Manfred comments on Understanding and justifying Solomonoff induction

Manfred 15 Jan 2014 3:23 UTC
2 points

But a universal prior is doing something stronger than that: it gives (in a particular way) higher probabilities to simpler programs as well.

The only programs allowed in the Solomonoff distribution are ones that don’t have any extended versions that produce the same output observed so far. So it’s not that the longer programs are given lower probability—it’s that they are given undefined probability, and are entirely “represented” by the most truncated version.

I learned this by reading Anatoly Vorobey’s forthcoming article!
- gedymin 15 Jan 2014 12:54 UTC
  0 points
  Parent
  How do you define an extended version of a program?
  
  I agree to what you’re saying only as long an “extended version” of a program is the same program, just padded with meaningless bits at the end.
  
  I don’t agree that its true regarding longer programs in general. A “longer version” of a program is any program that produces the same output, including programs that use different algorithms, programs that are padded at the beginning, padded in the middle etc.
  
  To get the mathematical expression of the Universal prior, we count all programs, and here the extended versions comes into play. Intuitively, a program padded with a single bit is counted twice (as it may be padded with 0 or 1), a program padded with 2 bits is counted 4 times, etc. So a program with length L+k is 2^k times less likely than as program with length L. That’s where the 2^{-length(p)} probability comes from.
  What links here?
  - gedymin's comment on Understanding and justifying Solomonoff induction by gedymin (15 Jan 2014 20:57 UTC; 0 points)
- lavalamp 15 Jan 2014 6:53 UTC
  0 points
  Parent
  
  The only programs allowed in the Solomonoff distribution are ones that don’t have any extended versions that produce the same output observed so far.
  
  Did not know that! It seems like that would leave some probability mass unassigned, how do you rebalance? Even if you succeed, it seems likely that (for large enough outputs) there’ll be lots of programs that have epsilon difference—that are basically the same, for all practical purposes.
  - Manfred 15 Jan 2014 7:31 UTC
    0 points
    Parent
    
    how do you rebalance?
    
    Normalize!
    
    there’ll be lots of programs that have epsilon difference—that are basically the same, for all practical purposes.
    
    Solomonoff induction is just defined for binary data.

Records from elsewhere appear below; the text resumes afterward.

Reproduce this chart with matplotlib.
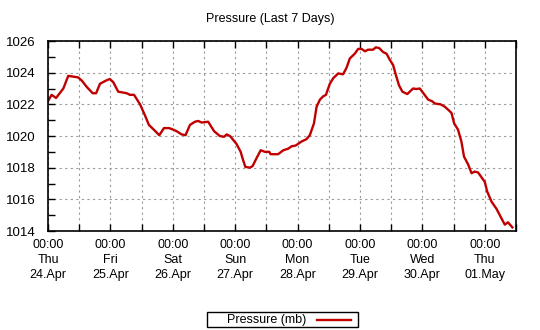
import matplotlib
matplotlib.use('Agg')
from matplotlib import pyplot as plt
from matplotlib.ticker import MultipleLocator
from matplotlib.patches import Rectangle
from matplotlib.lines import Line2D

plt.rcParams['font.family'] = ['Liberation Sans', 'DejaVu Sans']

# hours since Thu 24.Apr 00:00, pressure in mb
hours = [0, 1.4, 3.1, 5.9, 7.8, 11.6, 13.0, 14.9, 17.2, 18.5, 20.0, 22.3, 23.8,
         25.1, 27.0, 30.3, 31.5, 33.1, 35.4, 37.3, 38.8, 40.7, 42.8, 44.6, 46.6,
         48.2, 49.5, 51.4, 52.9, 54.6, 56.5, 57.8, 59.1, 61.6, 63.9, 66.1, 67.7,
         68.7, 70.0, 72.5, 74.1, 75.0, 75.9, 77.6, 78.7, 80.2, 81.8, 83.4, 85.1,
         85.6, 88.5, 90.5, 92.4, 93.7, 95.3, 96.6, 97.5, 99.4, 100.7, 102.3,
         103.3, 104.6, 105.8, 106.9, 108.4, 109.7, 111.6, 113.5, 114.8, 116.1,
         118.0, 119.3, 120.6, 121.9, 123.1, 125.0, 126.1, 127.4, 128.9, 130.2,
         131.5, 132.7, 133.8, 135.0, 136.3, 138.2, 140.4, 141.7, 143.0, 144.2,
         146.2, 147.7, 148.8, 151.0, 152.6, 154.3, 155.2, 156.2, 157.7, 159.0,
         160.0, 161.6, 162.9, 164.1, 165.4, 166.7, 168.0, 168.9, 170.6, 172.5,
         174.4, 175.7, 176.9, 178.6]
pressure = [1022.2, 1022.6, 1022.4, 1023.0, 1023.8, 1023.7, 1023.5, 1023.1,
            1022.7, 1022.7, 1023.3, 1023.5, 1023.6, 1023.4, 1022.8, 1022.7,
            1022.6, 1022.6, 1022.0, 1021.3, 1020.7, 1020.4, 1020.05, 1020.5,
            1020.5, 1020.4, 1020.3, 1020.1, 1020.05, 1020.7, 1020.9, 1020.95,
            1020.85, 1020.9, 1020.3, 1020.0, 1019.95, 1020.1, 1020.0, 1019.5,
            1019.0, 1018.5, 1018.05, 1018.0, 1018.1, 1018.6, 1019.1, 1019.0,
            1019.0, 1018.85, 1018.85, 1019.1, 1019.2, 1019.35, 1019.4, 1019.55,
            1019.65, 1019.8, 1020.05, 1020.8, 1021.85, 1022.3, 1022.5, 1022.6,
            1023.3, 1023.65, 1023.95, 1023.9, 1024.3, 1024.9, 1025.2, 1025.5,
            1025.5, 1025.35, 1025.45, 1025.45, 1025.6, 1025.55, 1025.3, 1025.2,
            1024.8, 1024.5, 1023.85, 1023.2, 1022.8, 1022.65, 1023.0, 1022.97,
            1023.0, 1022.74, 1022.3, 1022.2, 1022.05, 1022.0, 1021.85, 1021.6,
            1021.45, 1020.8, 1020.4, 1019.65, 1018.7, 1018.2, 1017.65, 1017.75,
            1017.7, 1017.4, 1017.1, 1016.5, 1015.85, 1015.4, 1014.8, 1014.4,
            1014.55, 1014.23]

day_hours = [0, 24, 48, 72, 96, 120, 144, 168]
day_labels = ['00:00\nThu\n24.Apr', '00:00\nFri\n25.Apr', '00:00\nSat\n26.Apr',
              '00:00\nSun\n27.Apr', '00:00\nMon\n28.Apr', '00:00\nTue\n29.Apr',
              '00:00\nWed\n30.Apr', '00:00\nThu\n01.May']

RED = '#c00000'
W, H = 540, 330

fig = plt.figure(figsize=(5.4, 3.3), dpi=100)
ax = fig.add_axes([48 / W, 99 / H, 468 / W, 190 / H])

ax.plot(hours, pressure, color=RED, linewidth=1.7)

ax.set_xlim(0, 180)
ax.set_ylim(1014, 1026)
ax.set_xticks(day_hours)
ax.set_xticklabels(day_labels, fontsize=9, linespacing=1.3)
ax.xaxis.set_minor_locator(MultipleLocator(12))
ax.yaxis.set_major_locator(MultipleLocator(2))
ax.yaxis.set_minor_locator(MultipleLocator(1))
ax.tick_params(axis='y', labelsize=9.5)

ax.tick_params(which='both', direction='in', top=True, right=False,
               width=1, color='black', length=5)
ax.tick_params(axis='x', pad=6)
ax.tick_params(axis='y', pad=9)

dots = dict(color='#999999', linestyle=(0, (2, 3)), linewidth=0.8)
ax.grid(True, which='both', axis='x', **dots)
ax.grid(True, which='major', axis='y', **dots)
for s in ax.spines.values():
    s.set_linewidth(1.2)
    s.set_color('black')

fig.suptitle('Pressure (Last 7 Days)', fontsize=9, x=0.5, y=0.96)

# legend box under the plot: label first, then the line sample
fig.patches.append(Rectangle((207 / W, 3 / H), 151 / W, 15 / H,
                             transform=fig.transFigure, facecolor='white',
                             edgecolor='black', linewidth=1))
fig.text(227 / W, 10.5 / H, 'Pressure (mb)', fontsize=9, va='center', ha='left')
fig.lines.append(Line2D([317 / W, 351 / W], [10.5 / H, 10.5 / H],
                        transform=fig.transFigure, color=RED, linewidth=1.7))

fig.savefig('out.png', dpi=100)
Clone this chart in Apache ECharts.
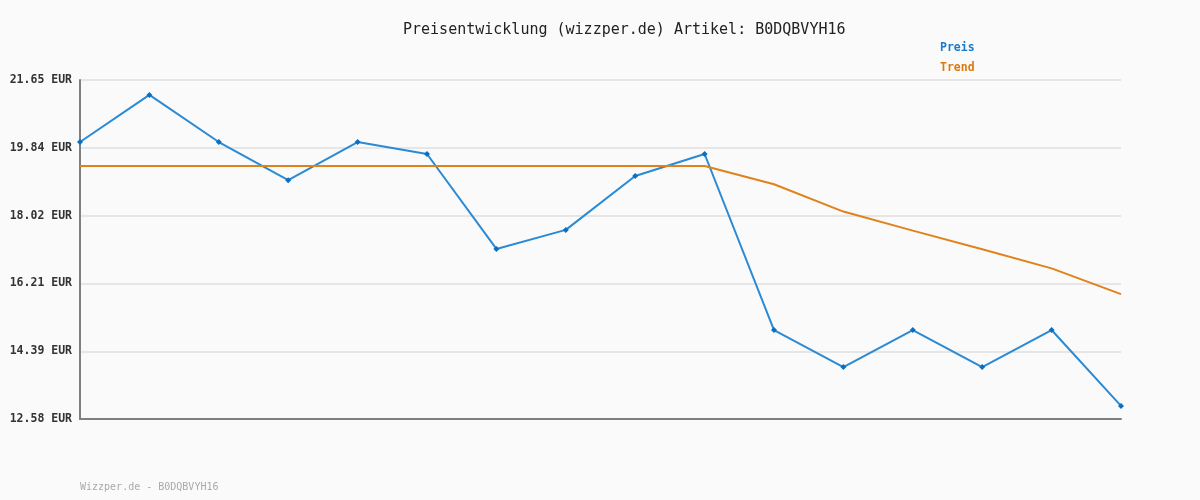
<!DOCTYPE html>
<html>
<head>
<meta charset="utf-8">
<script src="https://cdn.jsdelivr.net/npm/echarts@6/dist/echarts.min.js"></script>
<style>
  html, body { margin: 0; padding: 0; background: #fafafa; }
  #chart { width: 1200px; height: 500px; }
</style>
</head>
<body>
<div id="chart"></div>
<script>
// values
const categories = ['1', '2', '3', '4', '5', '6', '7', '8', '9', '10', '11', '12', '13', '14', '15', '16']
const preis = [19.99, 21.25, 19.99, 18.97, 19.99, 19.67, 17.13, 17.64, 19.08, 19.67, 14.96, 13.97, 14.96, 13.97, 14.96, 12.93]
const trend = [19.35, 19.35, 19.35, 19.35, 19.35, 19.35, 19.35, 19.35, 19.35, 19.35, 18.86, 18.13, 17.62, 17.12, 16.61, 15.92]
const yTicks = [12.58, 14.39, 16.21, 18.02, 19.84, 21.65]

const mono = '"DejaVu Sans Mono", "Liberation Mono", monospace'
const chart = echarts.init(document.getElementById('chart'))

chart.setOption({
  backgroundColor: '#fafafa',
  animation: false,
  title: {
    text: 'Preisentwicklung (wizzper.de) Artikel: B0DQBVYH16',
    left: 398,
    top: 18,
    textStyle: { fontFamily: mono, fontSize: 15, fontWeight: 'normal', color: '#222' }
  },
  legend: {
    orient: 'vertical',
    left: 930,
    top: 37,
    icon: 'none',
    itemWidth: 0,
    itemHeight: 12,
    itemGap: 8,
    textStyle: { fontFamily: mono, fontSize: 11.5, fontWeight: 'bold' },
    data: [
      { name: 'Preis', textStyle: { color: '#1a7acc' } },
      { name: 'Trend', textStyle: { color: '#dd7a0a' } }
    ]
  },
  graphic: [{
    type: 'text',
    left: 80,
    top: 482,
    style: { text: 'Wizzper.de - B0DQBVYH16', font: '10px ' + mono, fill: '#aaa' }
  }],
  grid: { left: 80, right: 79, top: 80, bottom: 81 },
  xAxis: {
    type: 'category',
    data: categories,
    boundaryGap: false,
    axisLine: { lineStyle: { color: '#7f7f7f', width: 2 } },
    axisTick: { show: false },
    axisLabel: { show: false },
    splitLine: { show: false }
  },
  yAxis: {
    type: 'value',
    min: 12.58,
    max: 21.65,
    axisLine: { show: true, lineStyle: { color: '#7f7f7f', width: 2 } },
    axisTick: { show: false, customValues: yTicks },
    axisLabel: {
      customValues: yTicks,
      margin: 8,
      fontFamily: mono,
      fontSize: 11.5,
      fontWeight: 'bold',
      color: '#333',
      formatter: v => v.toFixed(2) + ' EUR'
    },
    splitLine: { lineStyle: { color: '#e6e6e6', width: 2 } }
  },
  series: [
    {
      name: 'Preis',
      type: 'line',
      data: preis,
      symbol: 'diamond',
      symbolSize: 6,
      itemStyle: { color: '#0a6fc2' },
      lineStyle: { color: '#2a8ad4', width: 2 }
    },
    {
      name: 'Trend',
      type: 'line',
      data: trend,
      symbol: 'none',
      itemStyle: { color: '#e0821a' },
      lineStyle: { color: '#e0821a', width: 2 }
    }
  ]
})
</script>
</body>
</html>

Differences are a minimum of 1 bit,, which is enough.
- Eugine_Nier 15 Jan 2014 5:29 UTC
  −2 points
  Parent
  
  The only programs allowed in the Solomonoff distribution are ones that don’t have any extended versions that produce the same output observed so far. So it’s not that the longer programs are given lower probability—it’s that they are given undefined probability, and are entirely “represented” by the most truncated version.
  
  That depends on how one defines “Solomonoff induction”.